InternationalAFP




Noël au Panama: les plaies toujours ouvertes, 30 ans après l’intervention américaine

Abdiel Vargas avait 12 ans quand une balle perdue de gros calibre lui a fracassé la jambe dans son sommeil,…

Abdiel Vargas avait 12 ans quand une balle perdue de gros calibre lui a fracassé la jambe dans son sommeil, lors de l’intervention de l’armée américaine au Panama, fin décembre 1989.

La veille, il avait aidé son père à dresser l’arbre de Noël dans leur modeste maison du quartier El Chorillo. Le lendemain, la bicyclette neuve et ses cadeaux étaient détruits dans l’incendie du domicile familial, victime collatérale des bombardements et de l’assaut des soldats américains contre le quartier général du dictateur Manuel Antonio Noriega, situé non loin de là.

Le 20 décembre 1989, plus de 27.000 soldats américains ont envahi le Panama pour arrêter le dictateur, au pouvoir depuis 1983, cité à comparaître par un tribunal de Miami sous l’accusation de trafic de drogue.

Le quartier d’El Chorrillo, dont les maisons étaient pour la plupart construites en bois, a été la première cible du corps expéditionnaire.

Trente ans après, Abdiel Vargas entend encore le vrombissement des hélicoptères, les coups de feu et les cris de désespoir des habitants.

Grièvement blessé à la jambe, il est sorti en rampant de la maison. Il a survécu grâce à un garrot posé à la va-vite, et à un soldat américain qui a accepté de l’emmener à l’hôpital dans un véhicule blindé, parce qu’il connaissait son père, raconte-t-il à l’AFP.

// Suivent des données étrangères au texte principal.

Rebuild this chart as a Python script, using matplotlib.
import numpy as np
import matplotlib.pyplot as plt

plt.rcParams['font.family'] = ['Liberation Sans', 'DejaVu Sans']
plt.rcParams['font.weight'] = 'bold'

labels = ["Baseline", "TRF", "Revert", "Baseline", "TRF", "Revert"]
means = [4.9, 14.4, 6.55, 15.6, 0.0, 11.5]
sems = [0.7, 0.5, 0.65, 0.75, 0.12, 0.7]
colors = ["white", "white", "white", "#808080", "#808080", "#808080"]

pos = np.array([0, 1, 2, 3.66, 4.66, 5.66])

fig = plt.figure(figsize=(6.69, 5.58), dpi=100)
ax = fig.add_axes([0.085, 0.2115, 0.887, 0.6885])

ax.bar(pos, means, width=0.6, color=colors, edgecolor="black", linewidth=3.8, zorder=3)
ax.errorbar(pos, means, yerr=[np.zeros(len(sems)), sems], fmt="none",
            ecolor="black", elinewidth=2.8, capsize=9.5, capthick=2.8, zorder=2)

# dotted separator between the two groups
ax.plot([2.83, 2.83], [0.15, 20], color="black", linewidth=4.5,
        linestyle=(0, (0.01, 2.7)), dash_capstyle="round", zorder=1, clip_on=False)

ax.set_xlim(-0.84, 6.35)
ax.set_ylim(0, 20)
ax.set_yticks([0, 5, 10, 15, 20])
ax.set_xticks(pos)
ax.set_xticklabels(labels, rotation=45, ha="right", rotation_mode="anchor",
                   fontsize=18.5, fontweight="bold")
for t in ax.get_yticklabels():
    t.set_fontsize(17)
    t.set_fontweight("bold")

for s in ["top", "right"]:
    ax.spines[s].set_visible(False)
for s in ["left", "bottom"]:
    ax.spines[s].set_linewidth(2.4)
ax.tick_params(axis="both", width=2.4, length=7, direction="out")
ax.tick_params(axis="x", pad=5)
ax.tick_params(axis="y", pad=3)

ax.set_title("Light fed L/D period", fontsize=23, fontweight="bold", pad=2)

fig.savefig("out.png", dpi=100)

« C’était la première fois que nous avions un arbre de Noël à la maison. Nous étions très excités », se souvient Abdiel Vargas. « Depuis, je n’ai plus eu de Noël: mon rêve est mort avec ma bicyclette et mon arbre de Noël », conclut-il.

– Triste Noël –

A Colon, sur la côte caraïbe, au débouché du Canal de Panama, la voix d’Edilsa Alarcon se brise lorsqu’elle évoque la mort de sa mère, tuée alors qu’elle cuisinait par un tir depuis un hélicoptère.

Edilsa Alarcon a gardé des éclats dans la poitrine. Si un arbre de Noël, avec ses boules rouges et dorées, trône tout de même dans la maison, c’est, dit-elle « pour les enfants, mais pas pour moi, car pour moi il n’y a plus de Noël… En décembre, je n’ai rien à fêter ».

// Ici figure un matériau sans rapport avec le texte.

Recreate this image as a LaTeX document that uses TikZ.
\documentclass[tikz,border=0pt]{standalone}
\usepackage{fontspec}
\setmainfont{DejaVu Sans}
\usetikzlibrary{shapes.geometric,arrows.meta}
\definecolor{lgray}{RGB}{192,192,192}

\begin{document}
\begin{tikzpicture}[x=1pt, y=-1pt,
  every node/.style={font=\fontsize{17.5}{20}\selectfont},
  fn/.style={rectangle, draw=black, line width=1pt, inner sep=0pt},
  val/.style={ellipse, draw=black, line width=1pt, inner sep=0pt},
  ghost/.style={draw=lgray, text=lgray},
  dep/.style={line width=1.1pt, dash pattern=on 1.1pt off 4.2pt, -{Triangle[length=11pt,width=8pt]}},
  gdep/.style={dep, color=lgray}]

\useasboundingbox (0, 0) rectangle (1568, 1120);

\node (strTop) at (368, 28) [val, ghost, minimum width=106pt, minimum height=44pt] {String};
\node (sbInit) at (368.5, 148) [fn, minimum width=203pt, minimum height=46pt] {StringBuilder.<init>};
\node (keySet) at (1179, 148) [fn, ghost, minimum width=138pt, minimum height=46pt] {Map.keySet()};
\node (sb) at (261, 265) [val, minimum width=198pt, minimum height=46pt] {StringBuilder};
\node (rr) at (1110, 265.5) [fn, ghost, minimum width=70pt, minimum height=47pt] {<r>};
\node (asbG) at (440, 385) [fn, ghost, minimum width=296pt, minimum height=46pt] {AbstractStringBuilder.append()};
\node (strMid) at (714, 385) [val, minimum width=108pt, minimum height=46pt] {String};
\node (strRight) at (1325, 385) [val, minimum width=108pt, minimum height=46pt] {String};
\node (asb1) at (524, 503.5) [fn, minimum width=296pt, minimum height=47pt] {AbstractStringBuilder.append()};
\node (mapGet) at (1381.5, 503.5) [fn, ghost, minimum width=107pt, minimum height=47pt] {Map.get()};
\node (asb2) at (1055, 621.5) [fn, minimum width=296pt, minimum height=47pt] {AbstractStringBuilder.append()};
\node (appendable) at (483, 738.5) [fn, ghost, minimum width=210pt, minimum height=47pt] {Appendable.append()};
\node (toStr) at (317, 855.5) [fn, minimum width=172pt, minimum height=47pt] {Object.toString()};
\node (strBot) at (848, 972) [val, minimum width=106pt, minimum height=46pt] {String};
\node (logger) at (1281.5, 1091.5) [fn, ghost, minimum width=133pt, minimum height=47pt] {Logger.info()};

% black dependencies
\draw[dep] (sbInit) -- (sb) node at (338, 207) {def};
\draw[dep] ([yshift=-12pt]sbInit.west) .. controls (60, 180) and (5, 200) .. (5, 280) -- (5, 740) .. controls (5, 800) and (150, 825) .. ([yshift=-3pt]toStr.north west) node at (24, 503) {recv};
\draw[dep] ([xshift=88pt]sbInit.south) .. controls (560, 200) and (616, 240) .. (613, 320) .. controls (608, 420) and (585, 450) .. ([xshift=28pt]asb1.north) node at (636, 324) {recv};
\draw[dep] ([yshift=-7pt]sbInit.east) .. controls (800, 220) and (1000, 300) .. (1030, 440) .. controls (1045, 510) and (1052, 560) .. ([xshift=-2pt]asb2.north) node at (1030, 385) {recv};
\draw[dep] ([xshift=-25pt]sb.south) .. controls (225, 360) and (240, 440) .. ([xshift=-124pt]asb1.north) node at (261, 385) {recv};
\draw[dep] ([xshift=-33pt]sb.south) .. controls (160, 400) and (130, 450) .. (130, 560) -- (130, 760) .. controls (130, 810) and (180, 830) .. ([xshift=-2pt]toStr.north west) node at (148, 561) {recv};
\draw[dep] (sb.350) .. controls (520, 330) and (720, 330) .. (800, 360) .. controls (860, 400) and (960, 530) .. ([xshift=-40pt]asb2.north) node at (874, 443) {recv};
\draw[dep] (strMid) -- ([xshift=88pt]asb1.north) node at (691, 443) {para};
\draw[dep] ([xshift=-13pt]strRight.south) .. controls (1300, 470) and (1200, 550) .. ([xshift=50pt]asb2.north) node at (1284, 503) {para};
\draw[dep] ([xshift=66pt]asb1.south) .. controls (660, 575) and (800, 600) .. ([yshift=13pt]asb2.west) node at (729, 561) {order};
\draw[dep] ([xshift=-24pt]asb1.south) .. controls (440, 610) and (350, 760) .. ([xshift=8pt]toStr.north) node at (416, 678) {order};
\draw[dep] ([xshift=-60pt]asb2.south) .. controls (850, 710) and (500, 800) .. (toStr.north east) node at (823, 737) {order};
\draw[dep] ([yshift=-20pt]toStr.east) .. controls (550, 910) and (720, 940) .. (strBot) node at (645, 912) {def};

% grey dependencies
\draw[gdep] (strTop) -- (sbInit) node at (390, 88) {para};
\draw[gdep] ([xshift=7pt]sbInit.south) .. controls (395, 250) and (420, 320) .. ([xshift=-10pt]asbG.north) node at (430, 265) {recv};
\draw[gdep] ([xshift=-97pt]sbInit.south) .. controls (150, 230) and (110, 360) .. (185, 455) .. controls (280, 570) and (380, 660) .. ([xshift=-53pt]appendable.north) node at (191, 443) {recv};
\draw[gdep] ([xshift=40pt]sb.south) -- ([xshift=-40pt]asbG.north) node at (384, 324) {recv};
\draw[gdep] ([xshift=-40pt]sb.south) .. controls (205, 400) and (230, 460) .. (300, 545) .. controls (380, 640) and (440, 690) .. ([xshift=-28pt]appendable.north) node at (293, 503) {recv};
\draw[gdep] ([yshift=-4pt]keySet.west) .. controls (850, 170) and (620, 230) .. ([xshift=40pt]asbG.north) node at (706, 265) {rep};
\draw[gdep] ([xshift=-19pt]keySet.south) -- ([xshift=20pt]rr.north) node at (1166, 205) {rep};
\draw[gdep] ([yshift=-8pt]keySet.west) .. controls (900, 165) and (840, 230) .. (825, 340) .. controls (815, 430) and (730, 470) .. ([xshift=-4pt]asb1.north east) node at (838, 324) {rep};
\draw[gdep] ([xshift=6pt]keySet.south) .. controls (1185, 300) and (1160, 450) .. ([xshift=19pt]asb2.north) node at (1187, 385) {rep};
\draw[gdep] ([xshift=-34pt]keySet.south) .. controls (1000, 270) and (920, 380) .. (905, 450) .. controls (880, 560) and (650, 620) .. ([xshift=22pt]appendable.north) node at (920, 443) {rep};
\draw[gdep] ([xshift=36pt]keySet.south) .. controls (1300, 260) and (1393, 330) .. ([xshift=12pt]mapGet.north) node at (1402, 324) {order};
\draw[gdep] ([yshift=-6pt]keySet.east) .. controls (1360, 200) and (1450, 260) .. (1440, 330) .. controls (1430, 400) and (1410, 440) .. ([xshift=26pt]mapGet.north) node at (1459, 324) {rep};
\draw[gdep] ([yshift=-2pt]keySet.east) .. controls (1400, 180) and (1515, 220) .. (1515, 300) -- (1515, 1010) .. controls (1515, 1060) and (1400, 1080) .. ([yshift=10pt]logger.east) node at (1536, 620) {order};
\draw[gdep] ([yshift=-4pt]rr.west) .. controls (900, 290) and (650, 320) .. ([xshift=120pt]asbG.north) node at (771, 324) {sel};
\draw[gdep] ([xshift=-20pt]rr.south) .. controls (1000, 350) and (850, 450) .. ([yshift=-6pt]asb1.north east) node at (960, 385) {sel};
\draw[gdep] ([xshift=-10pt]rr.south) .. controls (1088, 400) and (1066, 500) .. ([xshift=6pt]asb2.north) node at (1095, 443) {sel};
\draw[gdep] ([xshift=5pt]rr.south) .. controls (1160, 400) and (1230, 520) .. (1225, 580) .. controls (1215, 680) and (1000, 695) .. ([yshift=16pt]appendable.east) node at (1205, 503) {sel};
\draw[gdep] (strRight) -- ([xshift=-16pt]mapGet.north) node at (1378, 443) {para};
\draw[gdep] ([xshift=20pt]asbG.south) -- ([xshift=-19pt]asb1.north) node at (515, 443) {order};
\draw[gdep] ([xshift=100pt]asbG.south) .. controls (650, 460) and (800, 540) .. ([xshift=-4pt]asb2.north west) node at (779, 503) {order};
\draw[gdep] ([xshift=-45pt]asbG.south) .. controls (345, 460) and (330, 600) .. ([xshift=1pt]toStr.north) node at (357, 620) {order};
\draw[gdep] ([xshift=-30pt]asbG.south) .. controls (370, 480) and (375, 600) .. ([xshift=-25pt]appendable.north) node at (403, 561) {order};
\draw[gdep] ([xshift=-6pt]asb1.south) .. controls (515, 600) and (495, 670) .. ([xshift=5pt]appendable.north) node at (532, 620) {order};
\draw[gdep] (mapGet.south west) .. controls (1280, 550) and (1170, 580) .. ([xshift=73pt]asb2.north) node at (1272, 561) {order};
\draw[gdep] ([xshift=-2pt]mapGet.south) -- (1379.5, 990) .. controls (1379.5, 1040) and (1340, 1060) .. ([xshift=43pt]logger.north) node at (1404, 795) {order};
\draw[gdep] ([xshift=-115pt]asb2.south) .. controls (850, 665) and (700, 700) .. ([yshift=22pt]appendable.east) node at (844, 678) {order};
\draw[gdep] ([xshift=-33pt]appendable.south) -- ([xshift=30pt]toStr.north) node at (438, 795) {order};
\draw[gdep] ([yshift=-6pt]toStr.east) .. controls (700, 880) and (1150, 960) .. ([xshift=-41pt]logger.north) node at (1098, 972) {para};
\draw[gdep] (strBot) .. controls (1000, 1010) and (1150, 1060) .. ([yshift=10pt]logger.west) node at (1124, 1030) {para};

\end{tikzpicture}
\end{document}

Dans la maison de Catalina Arana, c’est la première fois en trente ans qu’il y a une crèche: elle a voulu tout de même offrir cela à son arrière petit-fils, venu pour les fêtes de fin d’année depuis San Diego, en Californie. Mais Catalina et sa fille Irela ne veulent rien savoir de Noël. Elles éteignent la télévision pour ne pas voir ces émissions de fêtes qui ne les concernent pas.

« Nous n’allumons pas de petites lumières. Nos Noëls n’ont jamais plus été les mêmes… 30 années ont passé, mais nous n’avons pas pu tourner la page », confie Irela, dont le mari et le frère ont été abattus à un barrage alors qu’ils étaient sortis pour chercher des jouets pour les enfants.

Elle raconte être allée à la morgue de l’hôpital pour retrouver leurs corps en ouvrant les sacs mortuaires de cadavres empilés en vrac, certains horriblement mutilés. « On m’a dit: +ouvrez les sacs+, et j’ai commencé à les ouvrir. C’est incroyable ce que j’ai vu », se souvient-elle.

– « Un lâche » –

Le bilan officiel est de 500 morts, mais selon certaines organisations de défense des droits de l’homme il s’élèverait à des milliers de victimes.

La Commission interaméricaine des droits de l’homme (CIDH) a désigné les Etats-Unis comme étant responsables de « violations des droits de l’homme » et a demandé à Washington de « dédommager intégralement » les victimes.

Cependant, ni Analida de Lynch, ni Maria Jackson, dont les époux militaires ont été tués par les attaquants, ne croient que le gouvernement panaméen ne demandera des comptes à son principal partenaire commercial et diplomatique. « Ils ont peur des Etats-Unis », commente Analida de Lynch. « Personne ne va rien faire pour les morts ou pour leurs enfants », renchérit Maria Jackson.

Acculé, après s’être réfugié à la Nonciature, le général Noriega s’était rendu le 3 janvier suivant. Condamné pour trafic de drogue, blanchiment d’argent et l’élimination d’opposants aux Etats-Unis, en France et au Panama, il est mort en détention en 2017.